If you’re building something of your own — a business, a platform, a new beginning — don’t worry if it feels hard. It’s supposed to. Just make sure your foundation is strong enough to hold you when things get real. Because your pace doesn’t have to be fast — it just has to be true. And here’s a stat that puts it all into perspective: less than 1% of global philanthropic funding goes to refugee-led organisations. That number says everything about why this work matters — and why your work, if it’s rooted in lived experience and long-term purpose, probably matters too.

If you’re trying to grow something — not just for profit, but for purpose — don’t rush. Go back to what you already know. Go back to what raised you. What held you. What got you through.

Ask yourself: Am I growing sustainably? Am I leading with intention? Am I building something that will last — or something I’ll burn out from?
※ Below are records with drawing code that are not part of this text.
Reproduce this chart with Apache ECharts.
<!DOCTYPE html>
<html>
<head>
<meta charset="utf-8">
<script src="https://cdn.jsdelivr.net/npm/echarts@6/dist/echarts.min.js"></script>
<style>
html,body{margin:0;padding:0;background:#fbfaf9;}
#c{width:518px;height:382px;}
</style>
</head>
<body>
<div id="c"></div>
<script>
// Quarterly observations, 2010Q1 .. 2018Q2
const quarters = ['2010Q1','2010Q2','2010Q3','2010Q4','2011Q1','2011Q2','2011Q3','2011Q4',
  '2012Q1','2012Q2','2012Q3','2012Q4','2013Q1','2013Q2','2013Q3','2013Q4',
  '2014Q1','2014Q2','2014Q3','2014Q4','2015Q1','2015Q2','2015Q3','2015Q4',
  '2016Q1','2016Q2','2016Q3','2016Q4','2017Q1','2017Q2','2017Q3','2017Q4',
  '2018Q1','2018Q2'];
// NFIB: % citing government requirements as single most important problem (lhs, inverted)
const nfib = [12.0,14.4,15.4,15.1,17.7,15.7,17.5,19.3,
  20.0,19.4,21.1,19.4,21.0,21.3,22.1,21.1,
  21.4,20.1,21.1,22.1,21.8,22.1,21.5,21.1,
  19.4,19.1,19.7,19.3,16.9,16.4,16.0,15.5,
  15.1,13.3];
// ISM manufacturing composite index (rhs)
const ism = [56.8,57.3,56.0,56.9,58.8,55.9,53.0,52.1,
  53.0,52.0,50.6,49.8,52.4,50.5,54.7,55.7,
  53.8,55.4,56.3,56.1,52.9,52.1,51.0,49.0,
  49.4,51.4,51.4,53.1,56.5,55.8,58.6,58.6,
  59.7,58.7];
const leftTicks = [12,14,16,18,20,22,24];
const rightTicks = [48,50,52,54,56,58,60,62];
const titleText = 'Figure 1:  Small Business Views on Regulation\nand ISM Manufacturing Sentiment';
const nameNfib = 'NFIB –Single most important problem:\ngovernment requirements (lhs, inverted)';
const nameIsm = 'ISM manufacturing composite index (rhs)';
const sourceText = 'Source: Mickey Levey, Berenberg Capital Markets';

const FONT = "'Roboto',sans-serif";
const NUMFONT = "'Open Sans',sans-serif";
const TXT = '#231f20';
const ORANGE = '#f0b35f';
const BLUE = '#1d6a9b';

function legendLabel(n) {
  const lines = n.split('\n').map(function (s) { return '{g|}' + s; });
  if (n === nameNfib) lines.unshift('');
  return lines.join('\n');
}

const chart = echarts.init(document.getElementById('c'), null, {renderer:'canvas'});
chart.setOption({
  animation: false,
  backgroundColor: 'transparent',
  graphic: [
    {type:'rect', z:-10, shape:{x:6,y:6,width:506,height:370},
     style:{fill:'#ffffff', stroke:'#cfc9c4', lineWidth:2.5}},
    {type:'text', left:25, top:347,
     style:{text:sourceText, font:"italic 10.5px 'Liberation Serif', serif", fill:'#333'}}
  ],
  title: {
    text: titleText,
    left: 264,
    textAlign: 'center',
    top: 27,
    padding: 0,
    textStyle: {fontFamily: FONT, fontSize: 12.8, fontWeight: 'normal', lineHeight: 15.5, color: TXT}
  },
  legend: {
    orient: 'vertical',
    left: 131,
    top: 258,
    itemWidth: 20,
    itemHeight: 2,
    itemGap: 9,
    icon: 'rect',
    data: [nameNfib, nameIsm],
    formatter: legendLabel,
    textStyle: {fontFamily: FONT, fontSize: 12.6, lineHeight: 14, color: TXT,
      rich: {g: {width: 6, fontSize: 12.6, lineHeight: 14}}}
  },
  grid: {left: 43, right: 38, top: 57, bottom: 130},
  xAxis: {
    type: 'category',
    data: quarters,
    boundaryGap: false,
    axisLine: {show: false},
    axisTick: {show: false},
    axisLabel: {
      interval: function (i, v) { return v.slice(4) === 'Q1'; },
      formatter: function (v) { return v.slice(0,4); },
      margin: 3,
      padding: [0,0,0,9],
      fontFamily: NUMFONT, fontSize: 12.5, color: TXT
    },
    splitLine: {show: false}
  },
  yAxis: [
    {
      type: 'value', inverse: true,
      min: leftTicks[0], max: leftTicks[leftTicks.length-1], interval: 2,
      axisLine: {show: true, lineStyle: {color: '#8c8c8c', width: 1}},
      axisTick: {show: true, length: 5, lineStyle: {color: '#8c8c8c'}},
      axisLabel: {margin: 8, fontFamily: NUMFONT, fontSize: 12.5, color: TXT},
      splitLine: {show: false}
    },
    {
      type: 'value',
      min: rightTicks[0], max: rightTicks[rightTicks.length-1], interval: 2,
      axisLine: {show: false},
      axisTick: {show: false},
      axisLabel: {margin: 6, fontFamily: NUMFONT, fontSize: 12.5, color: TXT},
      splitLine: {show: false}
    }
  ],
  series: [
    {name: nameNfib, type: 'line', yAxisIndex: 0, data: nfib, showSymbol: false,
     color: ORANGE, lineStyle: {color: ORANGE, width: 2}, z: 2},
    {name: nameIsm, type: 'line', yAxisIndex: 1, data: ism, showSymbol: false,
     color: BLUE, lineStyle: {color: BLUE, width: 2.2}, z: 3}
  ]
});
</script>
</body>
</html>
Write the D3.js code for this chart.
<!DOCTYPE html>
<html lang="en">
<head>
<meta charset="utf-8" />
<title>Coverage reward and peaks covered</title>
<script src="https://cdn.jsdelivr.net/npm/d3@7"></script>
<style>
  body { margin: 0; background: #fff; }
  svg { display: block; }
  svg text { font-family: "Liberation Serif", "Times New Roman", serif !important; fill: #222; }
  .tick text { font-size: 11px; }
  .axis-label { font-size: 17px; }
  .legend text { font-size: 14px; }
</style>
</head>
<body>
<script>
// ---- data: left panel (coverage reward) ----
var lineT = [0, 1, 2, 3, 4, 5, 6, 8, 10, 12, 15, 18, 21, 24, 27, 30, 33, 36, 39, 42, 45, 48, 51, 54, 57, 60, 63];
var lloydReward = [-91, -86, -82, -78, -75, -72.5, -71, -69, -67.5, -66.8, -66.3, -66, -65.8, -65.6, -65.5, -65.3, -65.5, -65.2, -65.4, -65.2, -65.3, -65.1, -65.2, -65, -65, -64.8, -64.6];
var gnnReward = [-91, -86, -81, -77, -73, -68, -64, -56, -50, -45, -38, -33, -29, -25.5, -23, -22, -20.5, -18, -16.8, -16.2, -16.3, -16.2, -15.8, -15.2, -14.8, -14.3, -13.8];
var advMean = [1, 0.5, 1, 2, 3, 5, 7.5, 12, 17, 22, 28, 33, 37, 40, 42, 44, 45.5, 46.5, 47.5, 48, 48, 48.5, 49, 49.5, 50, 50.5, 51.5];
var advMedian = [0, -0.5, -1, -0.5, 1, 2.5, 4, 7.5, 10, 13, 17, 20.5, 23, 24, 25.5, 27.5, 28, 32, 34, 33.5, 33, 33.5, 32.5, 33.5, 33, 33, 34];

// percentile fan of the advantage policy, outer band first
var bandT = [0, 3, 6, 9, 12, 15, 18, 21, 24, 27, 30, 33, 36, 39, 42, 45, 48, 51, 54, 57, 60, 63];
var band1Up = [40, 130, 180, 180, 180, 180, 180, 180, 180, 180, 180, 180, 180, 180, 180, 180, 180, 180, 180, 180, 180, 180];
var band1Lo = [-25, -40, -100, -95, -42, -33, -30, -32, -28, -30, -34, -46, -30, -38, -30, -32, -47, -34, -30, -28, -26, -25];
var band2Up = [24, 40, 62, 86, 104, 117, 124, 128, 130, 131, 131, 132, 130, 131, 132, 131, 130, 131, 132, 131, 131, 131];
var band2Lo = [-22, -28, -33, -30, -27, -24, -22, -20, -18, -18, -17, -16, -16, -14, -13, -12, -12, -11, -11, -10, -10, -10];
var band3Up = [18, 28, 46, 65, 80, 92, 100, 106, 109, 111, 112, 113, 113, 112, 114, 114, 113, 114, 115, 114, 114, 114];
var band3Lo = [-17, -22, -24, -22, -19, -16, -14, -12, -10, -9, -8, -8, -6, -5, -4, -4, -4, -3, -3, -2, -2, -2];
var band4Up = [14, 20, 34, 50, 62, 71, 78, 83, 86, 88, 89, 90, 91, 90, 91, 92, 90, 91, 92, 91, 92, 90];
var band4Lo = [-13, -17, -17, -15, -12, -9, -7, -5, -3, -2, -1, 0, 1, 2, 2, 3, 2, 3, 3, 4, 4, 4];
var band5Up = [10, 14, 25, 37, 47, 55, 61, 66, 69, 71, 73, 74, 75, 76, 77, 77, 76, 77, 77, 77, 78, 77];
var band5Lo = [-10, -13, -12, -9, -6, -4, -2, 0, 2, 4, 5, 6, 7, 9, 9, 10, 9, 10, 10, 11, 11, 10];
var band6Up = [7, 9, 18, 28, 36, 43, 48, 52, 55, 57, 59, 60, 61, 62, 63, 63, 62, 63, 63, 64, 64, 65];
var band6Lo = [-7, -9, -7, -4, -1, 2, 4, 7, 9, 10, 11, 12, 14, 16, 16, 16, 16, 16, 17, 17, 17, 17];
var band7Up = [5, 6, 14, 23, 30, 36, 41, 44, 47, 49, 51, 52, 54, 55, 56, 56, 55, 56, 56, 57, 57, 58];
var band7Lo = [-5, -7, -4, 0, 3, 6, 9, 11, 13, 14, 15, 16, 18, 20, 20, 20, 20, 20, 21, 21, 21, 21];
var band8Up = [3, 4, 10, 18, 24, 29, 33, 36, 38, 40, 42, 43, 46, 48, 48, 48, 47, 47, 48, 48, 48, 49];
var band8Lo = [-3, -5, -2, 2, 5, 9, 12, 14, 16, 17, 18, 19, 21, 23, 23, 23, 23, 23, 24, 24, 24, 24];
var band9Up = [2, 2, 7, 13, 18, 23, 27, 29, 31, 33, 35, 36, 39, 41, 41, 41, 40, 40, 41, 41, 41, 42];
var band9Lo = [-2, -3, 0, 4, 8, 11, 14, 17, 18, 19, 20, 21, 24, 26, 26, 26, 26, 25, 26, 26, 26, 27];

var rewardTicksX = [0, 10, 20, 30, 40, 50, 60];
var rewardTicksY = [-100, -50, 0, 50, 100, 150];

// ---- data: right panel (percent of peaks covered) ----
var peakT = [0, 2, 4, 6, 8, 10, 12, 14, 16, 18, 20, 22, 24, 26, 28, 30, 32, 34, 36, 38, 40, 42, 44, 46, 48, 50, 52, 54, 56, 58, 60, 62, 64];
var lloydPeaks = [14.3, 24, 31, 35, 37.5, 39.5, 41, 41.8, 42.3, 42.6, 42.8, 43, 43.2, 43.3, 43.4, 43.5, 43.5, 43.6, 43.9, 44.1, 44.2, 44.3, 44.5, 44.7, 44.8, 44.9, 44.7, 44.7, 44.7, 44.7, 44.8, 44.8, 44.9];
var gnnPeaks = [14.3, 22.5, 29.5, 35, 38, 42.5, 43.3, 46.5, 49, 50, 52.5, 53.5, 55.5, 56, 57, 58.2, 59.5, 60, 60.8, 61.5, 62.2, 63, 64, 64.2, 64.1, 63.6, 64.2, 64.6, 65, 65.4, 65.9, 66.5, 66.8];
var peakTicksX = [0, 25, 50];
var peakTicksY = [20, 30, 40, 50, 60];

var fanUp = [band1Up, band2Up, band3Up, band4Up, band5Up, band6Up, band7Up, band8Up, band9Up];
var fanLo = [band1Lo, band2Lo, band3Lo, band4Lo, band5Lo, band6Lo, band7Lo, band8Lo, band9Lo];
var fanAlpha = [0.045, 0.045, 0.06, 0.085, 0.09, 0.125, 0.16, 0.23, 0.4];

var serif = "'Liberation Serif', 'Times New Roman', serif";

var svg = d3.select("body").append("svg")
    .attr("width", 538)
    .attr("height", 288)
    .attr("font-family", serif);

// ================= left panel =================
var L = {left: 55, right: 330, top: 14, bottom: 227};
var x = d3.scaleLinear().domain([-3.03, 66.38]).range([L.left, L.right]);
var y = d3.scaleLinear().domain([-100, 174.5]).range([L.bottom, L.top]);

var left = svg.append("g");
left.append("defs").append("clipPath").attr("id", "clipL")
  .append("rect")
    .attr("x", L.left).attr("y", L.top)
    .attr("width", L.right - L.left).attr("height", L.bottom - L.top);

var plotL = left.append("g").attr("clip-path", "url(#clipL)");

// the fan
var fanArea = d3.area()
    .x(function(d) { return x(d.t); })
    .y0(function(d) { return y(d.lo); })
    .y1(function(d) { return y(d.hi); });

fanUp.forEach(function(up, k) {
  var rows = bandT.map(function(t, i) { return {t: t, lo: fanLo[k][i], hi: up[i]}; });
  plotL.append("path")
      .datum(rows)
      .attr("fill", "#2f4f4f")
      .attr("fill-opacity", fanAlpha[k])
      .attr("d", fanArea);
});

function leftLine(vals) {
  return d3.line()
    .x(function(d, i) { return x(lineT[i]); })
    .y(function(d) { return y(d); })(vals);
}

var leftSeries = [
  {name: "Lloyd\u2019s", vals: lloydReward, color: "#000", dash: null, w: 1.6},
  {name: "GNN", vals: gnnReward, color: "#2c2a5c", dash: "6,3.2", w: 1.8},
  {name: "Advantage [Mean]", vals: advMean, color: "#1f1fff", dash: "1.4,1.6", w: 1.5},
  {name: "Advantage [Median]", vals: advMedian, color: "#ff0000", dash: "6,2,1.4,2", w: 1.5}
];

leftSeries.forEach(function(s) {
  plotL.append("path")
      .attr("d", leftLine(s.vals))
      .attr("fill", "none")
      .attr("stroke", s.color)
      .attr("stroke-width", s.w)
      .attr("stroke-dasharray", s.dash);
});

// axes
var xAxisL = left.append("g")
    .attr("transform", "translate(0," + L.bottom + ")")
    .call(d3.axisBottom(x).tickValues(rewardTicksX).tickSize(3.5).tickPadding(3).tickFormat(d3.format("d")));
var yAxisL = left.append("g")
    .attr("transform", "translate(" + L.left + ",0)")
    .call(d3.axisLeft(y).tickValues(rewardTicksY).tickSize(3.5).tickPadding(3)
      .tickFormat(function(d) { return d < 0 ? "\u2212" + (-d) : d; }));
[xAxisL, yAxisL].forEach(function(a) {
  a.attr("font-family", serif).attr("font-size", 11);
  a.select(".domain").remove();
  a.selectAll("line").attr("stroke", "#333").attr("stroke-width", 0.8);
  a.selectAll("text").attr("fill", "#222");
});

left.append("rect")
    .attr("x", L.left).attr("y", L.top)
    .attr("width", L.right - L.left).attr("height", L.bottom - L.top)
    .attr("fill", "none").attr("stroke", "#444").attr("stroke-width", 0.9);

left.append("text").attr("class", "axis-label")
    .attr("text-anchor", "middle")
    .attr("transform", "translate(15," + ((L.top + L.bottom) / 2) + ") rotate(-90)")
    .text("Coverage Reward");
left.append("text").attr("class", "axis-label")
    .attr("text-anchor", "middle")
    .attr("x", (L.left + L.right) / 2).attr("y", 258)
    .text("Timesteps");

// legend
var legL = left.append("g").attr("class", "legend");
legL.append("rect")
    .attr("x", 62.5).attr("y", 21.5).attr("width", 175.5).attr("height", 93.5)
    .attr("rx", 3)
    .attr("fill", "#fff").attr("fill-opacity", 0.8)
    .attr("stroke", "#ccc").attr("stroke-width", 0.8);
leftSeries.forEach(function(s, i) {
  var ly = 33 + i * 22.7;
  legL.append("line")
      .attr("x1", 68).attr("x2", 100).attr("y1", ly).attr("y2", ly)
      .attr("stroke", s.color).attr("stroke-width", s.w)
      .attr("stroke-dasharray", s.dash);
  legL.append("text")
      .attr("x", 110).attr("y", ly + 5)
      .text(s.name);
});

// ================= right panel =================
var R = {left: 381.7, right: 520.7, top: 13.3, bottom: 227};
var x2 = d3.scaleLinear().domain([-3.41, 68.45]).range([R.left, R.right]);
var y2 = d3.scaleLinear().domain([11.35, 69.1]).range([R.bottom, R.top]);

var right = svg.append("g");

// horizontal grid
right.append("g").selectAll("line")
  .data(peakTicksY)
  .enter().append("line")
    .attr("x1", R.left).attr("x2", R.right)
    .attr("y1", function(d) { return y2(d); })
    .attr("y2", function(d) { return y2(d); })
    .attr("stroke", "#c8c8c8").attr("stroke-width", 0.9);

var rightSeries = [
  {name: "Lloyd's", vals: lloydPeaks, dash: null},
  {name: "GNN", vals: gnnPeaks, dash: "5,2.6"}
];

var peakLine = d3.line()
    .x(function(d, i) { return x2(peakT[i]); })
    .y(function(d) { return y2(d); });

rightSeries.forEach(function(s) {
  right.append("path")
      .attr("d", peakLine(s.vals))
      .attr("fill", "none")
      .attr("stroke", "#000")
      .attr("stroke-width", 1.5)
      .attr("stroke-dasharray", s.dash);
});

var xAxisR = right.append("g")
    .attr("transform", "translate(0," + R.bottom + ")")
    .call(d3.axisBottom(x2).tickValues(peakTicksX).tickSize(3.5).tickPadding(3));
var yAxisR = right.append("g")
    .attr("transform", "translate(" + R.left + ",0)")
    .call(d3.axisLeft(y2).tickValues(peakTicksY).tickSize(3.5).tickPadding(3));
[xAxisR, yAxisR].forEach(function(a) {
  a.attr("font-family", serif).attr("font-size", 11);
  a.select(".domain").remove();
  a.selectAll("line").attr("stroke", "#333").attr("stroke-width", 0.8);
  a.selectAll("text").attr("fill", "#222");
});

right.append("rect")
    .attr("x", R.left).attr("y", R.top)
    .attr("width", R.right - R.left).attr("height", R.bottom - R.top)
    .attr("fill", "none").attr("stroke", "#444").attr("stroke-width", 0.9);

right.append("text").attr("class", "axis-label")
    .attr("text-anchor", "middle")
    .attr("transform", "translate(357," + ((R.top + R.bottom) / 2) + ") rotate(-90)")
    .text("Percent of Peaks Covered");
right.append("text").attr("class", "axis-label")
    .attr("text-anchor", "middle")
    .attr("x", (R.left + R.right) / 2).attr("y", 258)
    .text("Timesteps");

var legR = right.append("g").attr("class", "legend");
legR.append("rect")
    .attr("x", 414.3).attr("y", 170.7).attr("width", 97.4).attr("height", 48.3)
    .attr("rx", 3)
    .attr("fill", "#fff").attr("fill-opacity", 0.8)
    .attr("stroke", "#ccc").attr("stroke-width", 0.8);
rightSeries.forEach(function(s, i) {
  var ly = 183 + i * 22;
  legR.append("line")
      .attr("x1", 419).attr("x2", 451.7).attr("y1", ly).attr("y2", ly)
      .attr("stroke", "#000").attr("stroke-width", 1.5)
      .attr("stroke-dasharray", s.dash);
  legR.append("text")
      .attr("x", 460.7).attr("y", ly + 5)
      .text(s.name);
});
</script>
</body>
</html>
Because sustainability isn’t a checkbox. It’s a mindset. It’s a return. To rhythm. To community. To what matters most.

So maybe sustainability isn’t just about systems or climate goals. Maybe it’s about how we show up for each other. How we lead. How we build things that don’t just survive — but serve.

My journey — from my village in Gulu, to life in exile, to founding Lion Voices — has taught me that sustainability is as much about people as it is about process. About returning to the wisdom that’s always been there: that care is powerful, community is strategy, and slowness is strength.

There’s a quote I carry with me — not just in theory, but to my very core. It’s from Chief Luther Standing Bear: “The elders were wise. They knew that man’s heart, away from nature, becomes hard; they knew that lack of respect for growing, living things soon led to lack of respect for humans, too.” That truth shaped me long before I ever ran a business.

Whatever you’re building — a business, a platform, a sense of belonging — I hope you build it with intention. Because when you lead from where you’ve been, and create what you once needed, it shift to something bigger than you – you build for others!

And that’s what makes it sustainable.